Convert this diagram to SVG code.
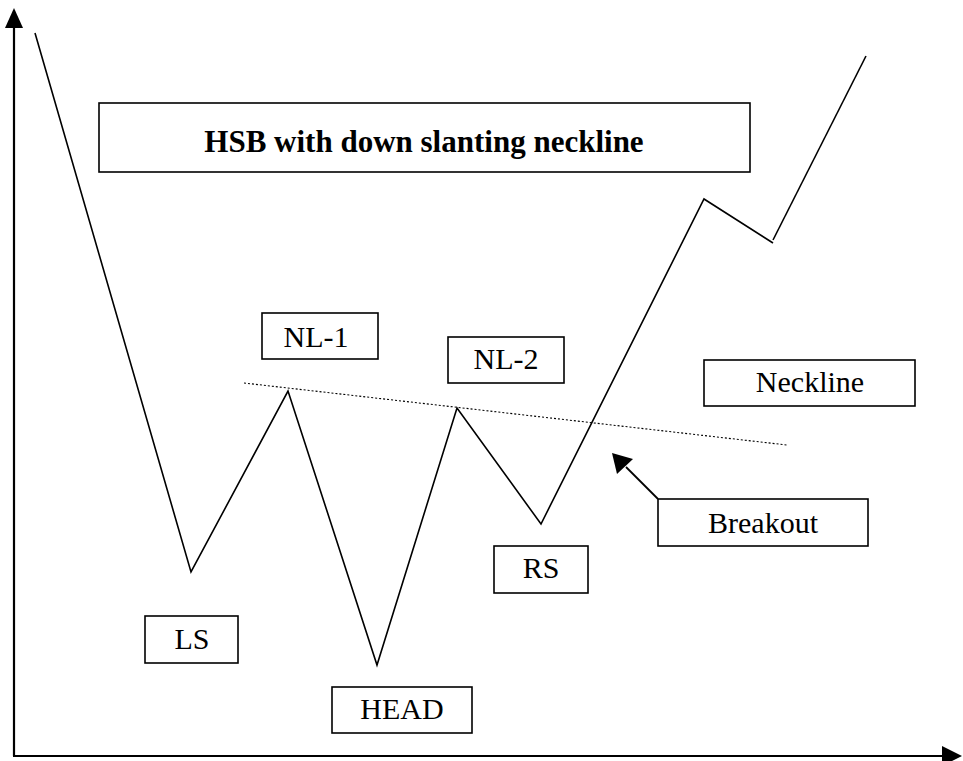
<svg xmlns="http://www.w3.org/2000/svg" width="963" height="761" viewBox="0 0 963 761">
<style>
.box{fill:#fff;stroke:#000;stroke-width:1.6}
.lbl{font-family:"Liberation Serif","Times New Roman",serif;font-size:30px;fill:#000;text-anchor:middle}
.ttl{font-weight:bold;font-size:31px}
.price{fill:none;stroke:#000;stroke-width:1.6;stroke-linejoin:miter}
.axis{fill:none;stroke:#000;stroke-width:2.2}
.neck{fill:none;stroke:#000;stroke-width:1.1;stroke-dasharray:2 2}
</style>
<rect width="963" height="761" fill="#fff"/>
<g id="connectors">
<path class="axis" d="M14,756 V26"/>
<path d="M14,8 L5,28 L23,28 Z" fill="#000"/>
<path class="axis" d="M13,756 H944"/>
<path d="M962,756 L942,746 L942,766 Z" fill="#000"/>
<polyline class="price" points="35,33 191,572 288,391 377,665 457,408 541,524 704,199 773,243"/>
<polyline class="price" points="773,240 866,56"/>
<line class="neck" x1="244" y1="383" x2="787" y2="445"/>
<line x1="658" y1="499" x2="626" y2="467" stroke="#000" stroke-width="1.8"/>
<path d="M612,453 L617,474 L633,459 Z" fill="#000"/>
</g>
<g id="title">
<rect class="box" x="99" y="103" width="651" height="69"/>
<text class="lbl ttl" x="424" y="152">HSB with down slanting neckline</text>
</g>
<g id="nl1">
<rect class="box" x="262" y="313" width="116" height="46"/>
<text class="lbl" x="316" y="347">NL-1</text>
</g>
<g id="nl2">
<rect class="box" x="448" y="337" width="116" height="46"/>
<text class="lbl" x="506" y="369">NL-2</text>
</g>
<g id="neckline">
<rect class="box" x="704" y="360" width="211" height="46"/>
<text class="lbl" x="810" y="392">Neckline</text>
</g>
<g id="breakout">
<rect class="box" x="658" y="499" width="210" height="47"/>
<text class="lbl" x="763" y="533">Breakout</text>
</g>
<g id="rs">
<rect class="box" x="494" y="546" width="94" height="47"/>
<text class="lbl" x="541" y="578">RS</text>
</g>
<g id="ls">
<rect class="box" x="145" y="616" width="93" height="47"/>
<text class="lbl" x="192" y="649">LS</text>
</g>
<g id="head">
<rect class="box" x="332" y="687" width="140" height="46"/>
<text class="lbl" x="402" y="719">HEAD</text>
</g>
</svg>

____________________

**Exercise details**
Output the lines above in full and exactly as given, omitting any pictures.

**Reply**
Convert this diagram to SVG code.
<svg xmlns="http://www.w3.org/2000/svg" width="963" height="761" viewBox="0 0 963 761">
<style>
.box{fill:#fff;stroke:#000;stroke-width:1.6}
.lbl{font-family:"Liberation Serif","Times New Roman",serif;font-size:30px;fill:#000;text-anchor:middle}
.ttl{font-weight:bold;font-size:31px}
.price{fill:none;stroke:#000;stroke-width:1.6;stroke-linejoin:miter}
.axis{fill:none;stroke:#000;stroke-width:2.2}
.neck{fill:none;stroke:#000;stroke-width:1.1;stroke-dasharray:2 2}
</style>
<rect width="963" height="761" fill="#fff"/>
<g id="connectors">
<path class="axis" d="M14,756 V26"/>
<path d="M14,8 L5,28 L23,28 Z" fill="#000"/>
<path class="axis" d="M13,756 H944"/>
<path d="M962,756 L942,746 L942,766 Z" fill="#000"/>
<polyline class="price" points="35,33 191,572 288,391 377,665 457,408 541,524 704,199 773,243"/>
<polyline class="price" points="773,240 866,56"/>
<line class="neck" x1="244" y1="383" x2="787" y2="445"/>
<line x1="658" y1="499" x2="626" y2="467" stroke="#000" stroke-width="1.8"/>
<path d="M612,453 L617,474 L633,459 Z" fill="#000"/>
</g>
<g id="title">
<rect class="box" x="99" y="103" width="651" height="69"/>
<text class="lbl ttl" x="424" y="152">HSB with down slanting neckline</text>
</g>
<g id="nl1">
<rect class="box" x="262" y="313" width="116" height="46"/>
<text class="lbl" x="316" y="347">NL-1</text>
</g>
<g id="nl2">
<rect class="box" x="448" y="337" width="116" height="46"/>
<text class="lbl" x="506" y="369">NL-2</text>
</g>
<g id="neckline">
<rect class="box" x="704" y="360" width="211" height="46"/>
<text class="lbl" x="810" y="392">Neckline</text>
</g>
<g id="breakout">
<rect class="box" x="658" y="499" width="210" height="47"/>
<text class="lbl" x="763" y="533">Breakout</text>
</g>
<g id="rs">
<rect class="box" x="494" y="546" width="94" height="47"/>
<text class="lbl" x="541" y="578">RS</text>
</g>
<g id="ls">
<rect class="box" x="145" y="616" width="93" height="47"/>
<text class="lbl" x="192" y="649">LS</text>
</g>
<g id="head">
<rect class="box" x="332" y="687" width="140" height="46"/>
<text class="lbl" x="402" y="719">HEAD</text>
</g>
</svg>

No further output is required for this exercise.